With your new credit card comes a notice on your credit limit, or the maximum amount you can borrow from the card issuer. When talking about credit limit, people often ask two questions. These are:
1. How much should your credit limit be?
2. If you already have a credit card, how can you increase your limit?
So how do banks come up with your credit limit? Do they raffle it off among clients? Or is it specifically measured based on your financial status and other factors?
To begin with, banks have different policies regarding the imposition of credit limits. However, all of them base your credit limit on the following factors:
Your income is one of the biggest deciding factors in terms of getting your credit limit. Since it is your means to pay off your balance after you make purchases, credit analysts will pore over your income and how you spend it on a monthly basis.
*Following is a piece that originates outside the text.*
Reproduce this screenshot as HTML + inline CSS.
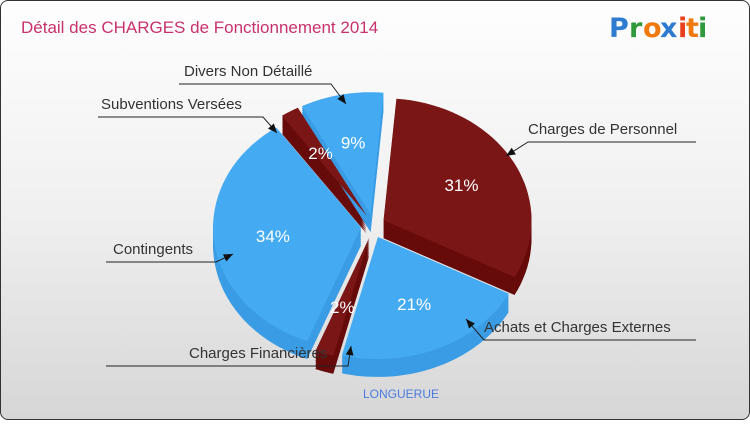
<!DOCTYPE html>
<html><head><meta charset="utf-8"><style>
body{margin:0;width:750px;height:420px;overflow:hidden;font-family:"Liberation Sans",sans-serif}
#c{position:absolute;left:0;top:0;width:748px;height:418px;border:1px solid #333;border-radius:8px;background:linear-gradient(#fefefe,#f0f0f0 50%,#d6d6d6)}
</style></head><body>
<div id="c">
<svg width="750" height="420" id="svg">
<text x="20" y="32" font-size="17" fill="#c8326e">Détail des CHARGES de Fonctionnement 2014</text>
<g font-size="27" font-family="'DejaVu Sans',sans-serif" font-weight="bold">
<text x="608" y="36" fill="#2e7bd0">P</text><text x="628" y="36" fill="#2e9a3a">r</text><text x="642" y="36" fill="#f07a10">o</text><text x="659" y="36" fill="#2e7bd0">x</text><text x="677" y="36" fill="#e8401e">i</text><text x="685" y="36" fill="#f07a10">t</text><text x="697" y="36" fill="#2e9a3a">i</text></g>
<text x="400" y="397" font-size="12" fill="#4a7be0" text-anchor="middle">LONGUERUE</text>
<g id="slices"></g>
<g id="labels" font-size="15" fill="#333" stroke="none"></g>
</svg></div>
<script>
const categories=["Charges de Personnel","Achats et Charges Externes","Charges Financières","Contingents","Subventions Versées","Divers Non Détaillé"];
const values=[31,21,2,34,2,9];
const isRed=[true,false,true,false,true,false];
const NS="http://www.w3.org/2000/svg";
const cx=372,cy=225,rx=148,ry=122,depth=18,expl=12,start=5;
const g=document.getElementById('slices');
const total=values.reduce((a,b)=>a+b,0);
function pt(a,r,ox,oy,dy){const t=a*Math.PI/180;return [ox+r*rx*Math.sin(t),oy-r*ry*Math.cos(t)+dy];}
function path(a0,a1,ox,oy,dy){let d=`M${ox},${oy+dy}`;for(let a=a0;a<=a1+0.001;a+=(a1-a0)/40||1){const p=pt(a,1,ox,oy,dy);d+=`L${p[0].toFixed(1)},${p[1].toFixed(1)}`;}return d+'Z';}
let a=start;const geo=[];
values.forEach((v,i)=>{const sw=v/total*360;const mid=a+sw/2;const t=mid*Math.PI/180;
const ox=cx+expl*Math.sin(t),oy=cy-expl*Math.cos(t);geo.push({a0:a,a1:a+sw,ox,oy,mid,i});a+=sw;});
geo.forEach(s=>{for(let k=depth;k>0;k-=2){const p=document.createElementNS(NS,'path');
p.setAttribute('d',path(s.a0,s.a1,s.ox,s.oy,k));p.setAttribute('fill',isRed[s.i]?'#660a0a':'#3a9ce4');


g.appendChild(p);}});
geo.forEach(s=>{const p=document.createElementNS(NS,'path');
p.setAttribute('d',path(s.a0,s.a1,s.ox,s.oy,0));p.setAttribute('fill',isRed[s.i]?'#7a1616':'#44abf3');


g.appendChild(p);
const q=pt(s.mid,0.6,s.ox,s.oy,0);const tx=document.createElementNS(NS,'text');
tx.setAttribute('x',q[0]);tx.setAttribute('y',q[1]+6);tx.setAttribute('text-anchor','middle');
tx.setAttribute('font-size','17');tx.setAttribute('fill','#fff');tx.textContent=values[s.i]+'%';


g.appendChild(tx);});
const labelDefs=[
["Charges de Personnel",527,133,"M695,141L527,141L505,155"],
["Achats et Charges Externes",483,331,"M695,339L483,339L465,318"],
["Charges Financières",188,357,"M105,365L347,365L350,345"],
["Contingents",112,253,"M105,261L215,261L232,253"],
["Subventions Versées",100,108,"M97,116L262,116L276,132"],
["Divers Non Détaillé",183,75,"M178,83L330,83L345,103"]];
const L=document.getElementById('labels');
labelDefs.forEach((d,i)=>{const t=document.createElementNS(NS,'text');t.setAttribute('x',d[1]);t.setAttribute('y',d[2]);t.textContent=d[0];


L.appendChild(t);
const p=document.createElementNS(NS,'path');p.setAttribute('d',d[3]);p.setAttribute('stroke','#222');p.setAttribute('fill','none');


L.appendChild(p);
const m=d[3].match(/[-\d.]+/g).map(Number);const n=m.length;const x2=m[n-2],y2=m[n-1],x1=m[n-4],y1=m[n-3];
const an=Math.atan2(y2-y1,x2-x1);const h=document.createElementNS(NS,'path');
const b1=[x2-10*Math.cos(an-0.4),y2-10*Math.sin(an-0.4)],b2=[x2-10*Math.cos(an+0.4),y2-10*Math.sin(an+0.4)];
h.setAttribute('d',`M${x2},${y2}L${b1}L${b2}Z`);h.setAttribute('fill','#111');


L.appendChild(h);});
</script>
</body></html>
For instance, if you make more money, banks will assume that you can carry a card with a higher limit. To know how much your income is, banks will go over your financial records such as tax records, payslips, and other documents that will indicate your income.
2. Credit score
A credit score is the summary of your credit record at a given period of time. The said score commonly includes elements like your credit payment history, your debt-to-income (DTI) ratio, age of your credit accounts, types of credits used, and existing credit status.
To investigate a cardholder’s credit score, banks will enlist the aid of third-party credit bureaus for transparency. While there is no central credit bureau in the Philippines, there are several companies that provide credit score investigation services such as the Credit Management Association of the Philippines (CMAP), TransUnion, and the BAP Credit Bureau, Inc.
With the said factors, banks come up with a credit limit that is both suitable for your monthly income and based on your financial accountability.
If you think that your credit limit is not enough, or think you deserve a higher credit limit, then by all means you can talk to your bank to bump your credit ceiling.
However, there are several things you have to consider when you want your credit card issuer to make adjustments. To have a higher chance of getting your new credit limit approved, you must first meet the following criteria:
1. Your income has increased, which means that your ability to pay off your balance has also increased with it.
2. You pay your credit bills on time, as this increases the confidence of the issuer on your capability to settle your balance.
3. You have been using your card for quite some time and you feel like getting a line increase is in order.
4. You have an impeccable credit history, i.e., you settle your dues at the shortest possible time and you have no arrears whatsoever.
5. Your credit score increased because of the way you handle your finances.
If you think you meet the said requirements, then you can make your case and go to the bank for an increase in credit limit.
But while having a higher credit limit is good for your credit score, this does not mean that you have more purchasing power. Striking the right balance between building credit and avoiding debt.